»»

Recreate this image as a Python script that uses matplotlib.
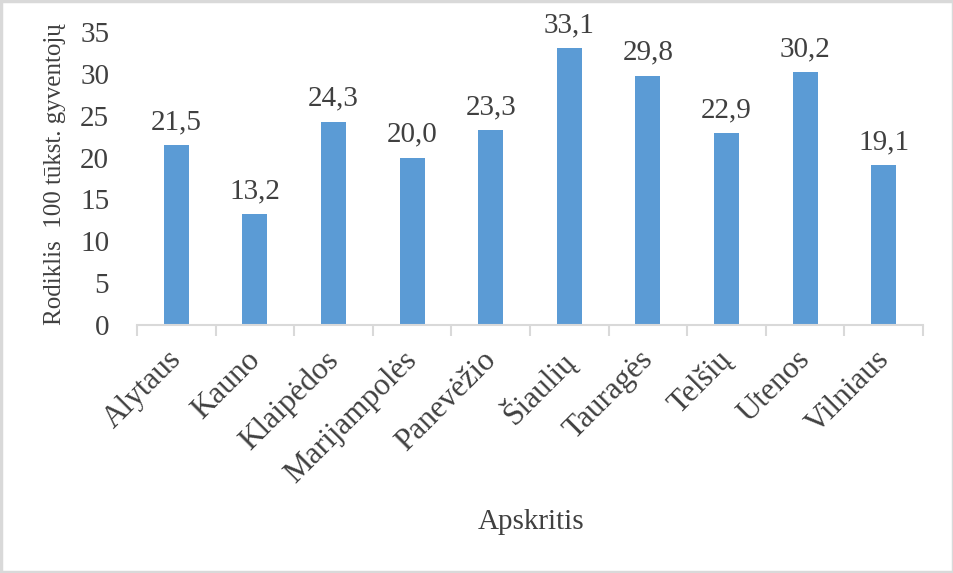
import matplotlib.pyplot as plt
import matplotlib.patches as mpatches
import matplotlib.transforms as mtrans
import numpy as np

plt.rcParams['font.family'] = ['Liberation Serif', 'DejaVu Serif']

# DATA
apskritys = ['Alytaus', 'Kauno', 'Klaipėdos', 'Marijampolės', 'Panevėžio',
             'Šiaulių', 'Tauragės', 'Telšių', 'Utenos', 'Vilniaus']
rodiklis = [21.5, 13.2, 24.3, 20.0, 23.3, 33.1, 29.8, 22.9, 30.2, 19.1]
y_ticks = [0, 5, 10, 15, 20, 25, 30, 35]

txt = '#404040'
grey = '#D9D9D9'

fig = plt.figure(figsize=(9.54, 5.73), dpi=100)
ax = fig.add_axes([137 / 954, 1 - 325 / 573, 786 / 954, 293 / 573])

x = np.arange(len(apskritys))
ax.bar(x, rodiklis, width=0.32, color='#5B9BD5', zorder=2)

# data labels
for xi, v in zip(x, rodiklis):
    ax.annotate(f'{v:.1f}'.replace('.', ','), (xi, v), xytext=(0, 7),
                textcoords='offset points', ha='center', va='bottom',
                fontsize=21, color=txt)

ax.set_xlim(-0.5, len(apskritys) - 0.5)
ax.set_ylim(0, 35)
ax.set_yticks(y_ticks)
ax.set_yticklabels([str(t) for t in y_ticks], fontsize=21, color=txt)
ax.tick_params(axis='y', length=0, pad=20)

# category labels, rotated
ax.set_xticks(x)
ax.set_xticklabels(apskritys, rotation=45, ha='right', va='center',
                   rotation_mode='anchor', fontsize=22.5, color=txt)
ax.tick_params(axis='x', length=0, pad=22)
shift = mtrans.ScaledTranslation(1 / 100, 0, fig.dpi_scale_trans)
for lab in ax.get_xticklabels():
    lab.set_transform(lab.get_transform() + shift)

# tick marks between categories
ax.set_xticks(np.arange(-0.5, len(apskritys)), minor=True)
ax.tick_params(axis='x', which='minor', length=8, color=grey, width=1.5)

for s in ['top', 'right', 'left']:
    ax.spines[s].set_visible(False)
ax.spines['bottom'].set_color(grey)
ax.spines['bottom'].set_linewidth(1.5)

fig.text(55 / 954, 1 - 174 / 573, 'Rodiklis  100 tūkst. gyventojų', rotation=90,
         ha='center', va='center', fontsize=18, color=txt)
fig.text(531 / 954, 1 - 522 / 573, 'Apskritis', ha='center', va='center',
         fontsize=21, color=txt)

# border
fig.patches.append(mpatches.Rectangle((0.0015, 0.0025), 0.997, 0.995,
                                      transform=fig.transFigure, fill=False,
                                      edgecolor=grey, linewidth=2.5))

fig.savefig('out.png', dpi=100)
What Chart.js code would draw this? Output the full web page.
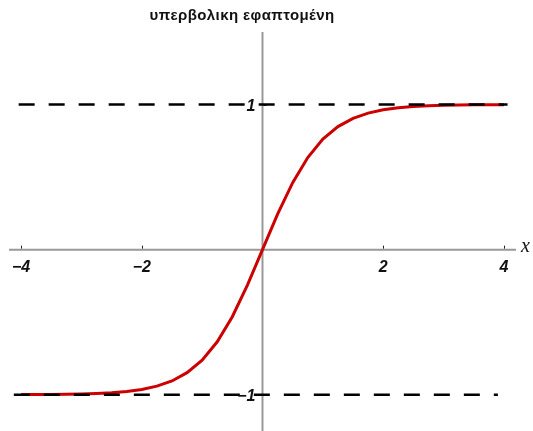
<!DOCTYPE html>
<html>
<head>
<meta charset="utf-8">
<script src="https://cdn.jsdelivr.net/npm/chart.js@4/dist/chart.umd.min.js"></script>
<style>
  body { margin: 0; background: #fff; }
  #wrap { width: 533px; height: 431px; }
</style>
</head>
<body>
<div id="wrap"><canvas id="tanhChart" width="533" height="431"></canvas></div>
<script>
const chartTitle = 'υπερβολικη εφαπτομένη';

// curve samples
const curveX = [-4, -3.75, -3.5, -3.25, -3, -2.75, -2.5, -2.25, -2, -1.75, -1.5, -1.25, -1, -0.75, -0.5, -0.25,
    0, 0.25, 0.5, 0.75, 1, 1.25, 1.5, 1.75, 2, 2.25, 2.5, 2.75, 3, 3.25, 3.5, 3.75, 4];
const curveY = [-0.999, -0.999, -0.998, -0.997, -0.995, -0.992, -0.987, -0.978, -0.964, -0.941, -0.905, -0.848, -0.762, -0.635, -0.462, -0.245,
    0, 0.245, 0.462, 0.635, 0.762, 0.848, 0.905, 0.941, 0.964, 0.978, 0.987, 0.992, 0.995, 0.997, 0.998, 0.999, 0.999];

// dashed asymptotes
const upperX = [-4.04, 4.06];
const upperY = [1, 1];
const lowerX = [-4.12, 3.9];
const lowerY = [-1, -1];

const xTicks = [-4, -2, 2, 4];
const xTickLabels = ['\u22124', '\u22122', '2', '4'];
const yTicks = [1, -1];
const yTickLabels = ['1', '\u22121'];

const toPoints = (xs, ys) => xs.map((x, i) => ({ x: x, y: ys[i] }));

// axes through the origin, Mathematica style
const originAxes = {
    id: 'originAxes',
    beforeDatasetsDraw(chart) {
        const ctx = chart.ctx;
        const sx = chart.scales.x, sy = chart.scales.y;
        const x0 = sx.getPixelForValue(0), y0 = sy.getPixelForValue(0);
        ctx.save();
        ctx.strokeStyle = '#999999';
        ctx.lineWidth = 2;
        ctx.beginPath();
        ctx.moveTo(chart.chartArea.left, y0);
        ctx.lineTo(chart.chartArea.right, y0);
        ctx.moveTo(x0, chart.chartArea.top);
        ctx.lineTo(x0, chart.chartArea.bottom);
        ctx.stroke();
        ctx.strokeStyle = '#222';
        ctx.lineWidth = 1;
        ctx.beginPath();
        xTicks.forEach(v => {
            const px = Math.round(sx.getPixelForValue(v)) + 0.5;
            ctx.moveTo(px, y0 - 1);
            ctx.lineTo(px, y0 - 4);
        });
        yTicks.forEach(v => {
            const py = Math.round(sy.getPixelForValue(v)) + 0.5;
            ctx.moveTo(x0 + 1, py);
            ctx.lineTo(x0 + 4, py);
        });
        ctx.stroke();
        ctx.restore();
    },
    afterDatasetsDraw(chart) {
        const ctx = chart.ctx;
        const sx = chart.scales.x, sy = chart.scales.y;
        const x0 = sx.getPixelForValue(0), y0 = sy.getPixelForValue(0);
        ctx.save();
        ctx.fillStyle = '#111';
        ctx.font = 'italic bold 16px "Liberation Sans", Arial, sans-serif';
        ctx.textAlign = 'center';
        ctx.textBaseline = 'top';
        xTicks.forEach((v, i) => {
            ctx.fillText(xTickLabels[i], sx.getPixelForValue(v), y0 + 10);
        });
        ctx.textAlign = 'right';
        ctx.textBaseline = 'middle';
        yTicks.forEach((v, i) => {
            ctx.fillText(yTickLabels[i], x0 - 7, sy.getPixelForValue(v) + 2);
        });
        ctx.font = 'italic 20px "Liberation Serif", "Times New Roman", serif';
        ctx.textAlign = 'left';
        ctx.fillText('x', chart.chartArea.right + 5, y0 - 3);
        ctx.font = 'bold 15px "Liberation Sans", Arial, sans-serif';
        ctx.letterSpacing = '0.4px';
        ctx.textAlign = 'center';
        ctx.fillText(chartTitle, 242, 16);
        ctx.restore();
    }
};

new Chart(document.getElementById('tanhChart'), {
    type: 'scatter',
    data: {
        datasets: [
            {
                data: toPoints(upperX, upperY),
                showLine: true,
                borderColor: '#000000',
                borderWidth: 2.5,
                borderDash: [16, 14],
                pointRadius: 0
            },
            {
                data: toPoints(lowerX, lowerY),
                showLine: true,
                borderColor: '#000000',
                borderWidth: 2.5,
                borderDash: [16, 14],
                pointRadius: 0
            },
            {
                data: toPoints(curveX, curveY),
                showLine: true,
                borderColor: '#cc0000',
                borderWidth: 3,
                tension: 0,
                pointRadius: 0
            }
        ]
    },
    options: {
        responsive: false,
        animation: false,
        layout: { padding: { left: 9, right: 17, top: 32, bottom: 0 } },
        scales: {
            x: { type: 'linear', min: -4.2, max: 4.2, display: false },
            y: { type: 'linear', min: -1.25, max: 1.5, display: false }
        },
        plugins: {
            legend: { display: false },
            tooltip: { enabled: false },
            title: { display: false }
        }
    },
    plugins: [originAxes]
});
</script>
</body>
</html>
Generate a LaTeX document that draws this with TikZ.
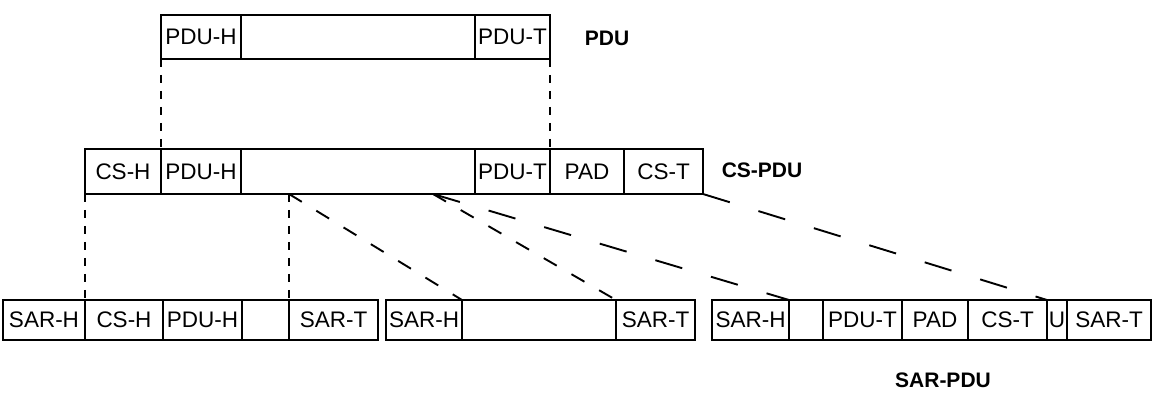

««

THE REQUEST
Pull out every line in the data above that has the word "script".

RESULT OF THIS EXERCISE
Recreate this image as a Python script that uses matplotlib.
<script src="https://cdn.jsdelivr.net/npm/chart.js@4/dist/chart.umd.min.js"></script>
<script>
</script>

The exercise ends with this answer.